China Employment Law: How to Avoid LIFETIME Employees

In China, open-term labor contracts (无固定期限劳动合同) arise when an employer and its employee agree there is no definitive ending date for the labor relationship. Such a contract generally means the employer must retain the employee until their retirement age, though the employee can terminate at any time, with no restriction or penalty.

China’s Labor Contract Law provides that after execution of two consecutive fixed-term labor contracts, an employee can request an open-term contract (unless grounds for termination exists). However, as is typical of so much relating to China’s employment laws, different places in China have different interpretations. For example, Beijing allows employers to terminate an employee at the end of the first contract term. But if the employer does not terminate the employee then, the contract automatically becomes an open-term contract. This is another reason why my law firm’s China employment lawyers usually (but not always) advise our employer clients to use an initial employment term of three years and a probation period of six months (the longest probation period possible) for their new employees, because in cities like Beijing, employers get only one shot at fixed-term employment.
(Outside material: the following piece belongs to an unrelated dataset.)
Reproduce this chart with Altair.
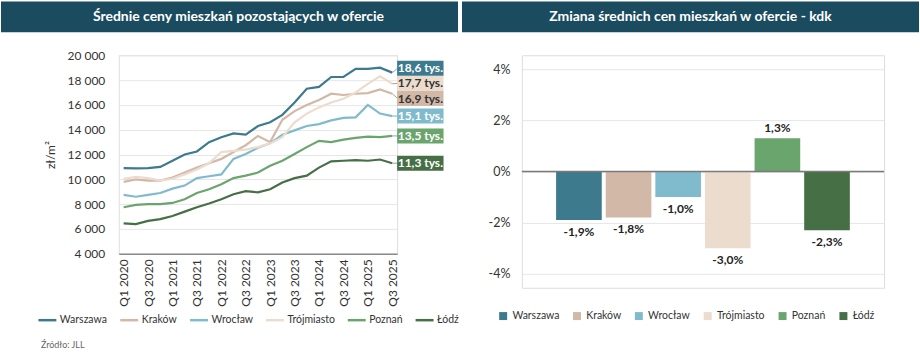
import altair as alt
import pandas as pd

FONT = "Lato"
HDR = "#1a4b5f"

quarters = ["Q1 2020", "Q2 2020", "Q3 2020", "Q4 2020", "Q1 2021", "Q2 2021", "Q3 2021", "Q4 2021",
            "Q1 2022", "Q2 2022", "Q3 2022", "Q4 2022", "Q1 2023", "Q2 2023", "Q3 2023", "Q4 2023",
            "Q1 2024", "Q2 2024", "Q3 2024", "Q4 2024", "Q1 2025", "Q2 2025", "Q3 2025"]
cities = ["Warszawa", "Kraków", "Wrocław", "Trójmiasto", "Poznań", "Łódź"]
colors = ["#3d7a8e", "#d2b8a6", "#80bbcd", "#ecdccd", "#6ba56e", "#466f46"]
badge_text_colors = ["#ffffff", "#333333", "#ffffff", "#333333", "#ffffff", "#ffffff"]

warszawa = [10900, 10880, 10900, 11000, 11500, 12000, 12250, 13000, 13400, 13700, 13600, 14300,
            14600, 15200, 16200, 17300, 17450, 18250, 18250, 18900, 18900, 19000, 18600]
krakow = [9800, 10000, 9900, 9900, 10150, 10550, 10950, 11300, 11650, 12200, 12750, 13500,
          13000, 14800, 15500, 16000, 16400, 16900, 16800, 16900, 16950, 17250, 16900]
wroclaw = [8750, 8600, 8750, 8900, 9250, 9500, 10100, 10250, 10400, 11650, 12050, 12550,
           12900, 13600, 13950, 14300, 14450, 14750, 14950, 15000, 16000, 15300, 15100]
trojmiasto = [10050, 10200, 10100, 9900, 10050, 10400, 10800, 11300, 12200, 12300, 12400, 12600,
              12900, 13400, 14600, 15300, 15800, 16200, 16500, 17000, 17700, 18300, 17700]
poznan = [7750, 7950, 8000, 8000, 8100, 8400, 8900, 9200, 9600, 10100, 10300, 10550,
          11100, 11500, 12050, 12600, 13100, 13000, 13200, 13350, 13450, 13400, 13500]
lodz = [6450, 6400, 6650, 6800, 7050, 7400, 7750, 8050, 8400, 8800, 9050, 8950,
        9200, 9750, 10100, 10300, 10950, 11450, 11500, 11550, 11500, 11600, 11300]
series = [warszawa, krakow, wroclaw, trojmiasto, poznan, lodz]

change_qoq = [-1.9, -1.8, -1.0, -3.0, 1.3, -2.3]

title_left = "Średnie ceny mieszkań pozostających w ofercie"
title_right = "Zmiana średnich cen mieszkań w ofercie - kdk"
source_text = "Źródło: JLL"


def pl(v, d=1):
    return f"{v:.{d}f}".replace(".", ",")


def spread(vals, gap):
    pos = list(vals)
    order = sorted(range(len(vals)), key=lambda k: -vals[k])
    for _ in range(300):
        for a, b in zip(order[:-1], order[1:]):
            diff = pos[a] - pos[b]
            if diff < gap:
                push = (gap - diff) / 2
                pos[a] += push
                pos[b] -= push
    return pos


def header(title, x1, x2, tx):
    d = pd.DataFrame({"t": [title]})
    rect = alt.Chart(d).mark_rect(color=HDR).encode(
        x=alt.value(x1), x2=alt.value(x2), y=alt.value(-54), y2=alt.value(-23))
    txt = alt.Chart(d).mark_text(color="white", font=FONT, fontSize=14, fontWeight="bold").encode(
        text="t:N", x=alt.value(tx), y=alt.value(-38.5))
    return rect + txt


# ---------------- left panel ----------------
rows = []
for c, s in zip(cities, series):
    for i, v in enumerate(s):
        rows.append({"city": c, "i": i, "v": v})
df = pd.DataFrame(rows)

xscale = alt.Scale(domain=[-0.4, 22.4], nice=False, zero=False)
yscale = alt.Scale(domain=[4000, 20000], nice=False, zero=False)
q_arr = "[" + ",".join(f"'{q}'" for q in quarters) + "]"

x_axis = alt.Axis(values=list(range(0, 23, 2)), labelExpr=q_arr + "[datum.value]", labelAngle=270,
                  labelFontSize=12, labelColor="#333333", labelPadding=5, ticks=False, grid=False,
                  domainColor="#8a8a8a", domainWidth=1.5, title=None, labelFont=FONT,
                  labelOverlap=False)
y_axis = alt.Axis(values=list(range(4000, 20001, 2000)),
                  labelExpr="replace(format(datum.value, ','), ',', ' ')",
                  labelFontSize=12, labelColor="#333333", labelPadding=14, ticks=False, domain=False,
                  gridColor="#e6e6e6", gridWidth=1, title="zł/m²", titleFontSize=12,
                  titleFontWeight="normal", titleColor="#333333", titlePadding=10,
                  labelFont=FONT, titleFont=FONT, labelOverlap=False)

lines = alt.Chart(df).mark_line(strokeWidth=2.2).encode(
    x=alt.X("i:Q", scale=xscale, axis=x_axis),
    y=alt.Y("v:Q", scale=yscale, axis=y_axis),
    color=alt.Color("city:N", sort=cities, scale=alt.Scale(domain=cities, range=colors),
                    legend=alt.Legend(orient="none", legendX=-82, legendY=255, direction="horizontal",
                                      columns=6, symbolType="stroke", symbolSize=324,
                                      symbolStrokeWidth=2.5, labelFontSize=10.5, labelColor="#333333",
                                      labelFont=FONT, labelOffset=2, columnPadding=7, title=None)),
)

last = [s[-1] for s in series]
pos = spread(last, 1220)
bdf = pd.DataFrame({
    "city": cities, "last": last, "pos": pos,
    "lab": [pl(v / 1000) + " tys." for v in last],
    "fill": colors, "tcol": badge_text_colors,
})

connectors = alt.Chart(bdf).mark_rule(color="#a0a0a0", strokeWidth=1).encode(
    x=alt.X(datum=22.0, scale=xscale, axis=x_axis), x2=alt.X2(datum=22.45),
    y=alt.Y("last:Q", scale=yscale, axis=y_axis), y2="pos:Q")
badges = alt.Chart(bdf).mark_point(shape="M-1.55,-0.5H1.55V0.5H-1.55Z", size=900,
                                   filled=True, opacity=1, strokeWidth=0).encode(
    x=alt.X(datum=24.3, scale=xscale, axis=x_axis),
    y=alt.Y("pos:Q", scale=yscale, axis=y_axis),
    color=alt.Color("fill:N", scale=None))
badge_txt = alt.Chart(bdf).mark_text(font=FONT, fontSize=12, fontWeight="bold").encode(
    x=alt.X(datum=24.3, scale=xscale, axis=x_axis),
    y=alt.Y("pos:Q", scale=yscale, axis=y_axis),
    text="lab:N",
    color=alt.Color("tcol:N", scale=None))

src = alt.Chart(pd.DataFrame({"t": [source_text]})).mark_text(
    align="left", font=FONT, fontSize=9, color="#666666").encode(
    text="t:N", x=alt.value(-78), y=alt.value(290))

left = alt.layer(header(title_left, -118, 340, 120), lines, connectors, badges, badge_txt, src).properties(
    width=279, height=199)

# ---------------- right panel ----------------
bars_df = pd.DataFrame({"city": cities, "v": change_qoq,
                        "lab": [pl(v) + "%" for v in change_qoq]})
rscale = alt.Scale(domain=[-4.55, 4.55], nice=False, zero=False)
r_axis = alt.Axis(values=[-4, -2, 0, 2, 4], labelExpr="datum.value + '%'", labelFontSize=12.5,
                  labelColor="#333333", labelPadding=12, ticks=False, domain=False,
                  gridColor="#e6e6e6", title=None, labelFont=FONT, labelOverlap=False)
xb = alt.X("city:N", sort=cities, scale=alt.Scale(paddingInner=0.08, paddingOuter=0.69), axis=None)

bars = alt.Chart(bars_df).mark_bar().encode(
    x=xb,
    y=alt.Y("v:Q", scale=rscale, axis=r_axis),
    color=alt.Color("city:N", sort=cities, scale=alt.Scale(domain=cities, range=colors),
                    legend=alt.Legend(orient="none", legendX=-24, legendY=256, direction="horizontal",
                                      columns=6, symbolType="square", symbolSize=64,
                                      labelFontSize=10.5, labelColor="#333333", labelFont=FONT,
                                      labelOffset=4, columnPadding=12, title=None)),
)
zero = alt.Chart(pd.DataFrame({"z": [0]})).mark_rule(color="#7a7a7a", strokeWidth=1.5).encode(
    y=alt.Y("z:Q", scale=rscale, axis=r_axis))
lab_neg = alt.Chart(bars_df).transform_filter("datum.v < 0").mark_text(
    font=FONT, fontSize=12, fontWeight="bold", color="#222222", dy=12).encode(
    x=xb, y=alt.Y("v:Q", scale=rscale, axis=r_axis), text="lab:N")
lab_pos = alt.Chart(bars_df).transform_filter("datum.v >= 0").mark_text(
    font=FONT, fontSize=12, fontWeight="bold", color="#222222", dy=-10).encode(
    x=xb, y=alt.Y("v:Q", scale=rscale, axis=r_axis), text="lab:N")

right = alt.layer(header(title_right, -60, 398, 169), bars, zero, lab_neg, lab_pos).properties(
    width=363, height=233)

chart = alt.hconcat(left, right, spacing=125, bounds="flush").resolve_scale(
    color="independent").resolve_legend(color="independent").properties(
    padding=0, background="white"
).configure_view(stroke=None).configure(font=FONT)

chart.save("out.html", embed_options={"renderer": "svg", "actions": False})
In Shanghai, once an employee has completed two fixed-term contracts for their employer, the employee is entitled to an open-ended contract. But Shanghai’s interpretation is different from Beijing’s in that the Shanghai employer can decide not to retain the employee after the second term. Note though, the employer’s decision to let the employee go is not without monetary obligations: it must pay economic compensation to the employee. Generally, the employer must pay one month’s salary for every full year the employee has worked for the employer and half of a month’s salary for less than six months’ service. If the employee has worked for more than six months but less than one year, they are treated as though they had worked for a full year.

To sum up, employees in China are generally entitled to an open-ended contract, provided the following conditions have been met:

  1. The employee completed two consecutive fixed-term contracts (note how Beijing is different on this).
  2. The employer has no statutory grounds for terminating its employee.
  3. BOTH parties agree to renew the contract for a third time, and
  4. The employee requests an open-ended contract.

An open-ended term usually will not happen unless both the employer and the employee agree to renew the contract after completion of two terms. Thus, if the employer wants to re-hire the employee but refuses to do so on an open-term basis, the employee will not be able to force the employer to hire them on an open-ended basis. So in Shanghai, once the employee has completed two fixed-term contracts, the employer has three options:

  1. Let the employee go and pay the applicable compensation.
  2. Enter into an open-term contract with the employee that provides for lifetime employment.
  3. Persuade the employee to voluntarily accept a third fixed-term contract.

It is the rare employee that turns down lifetime employment in favor of a fixed-term contract without added monetary incentives.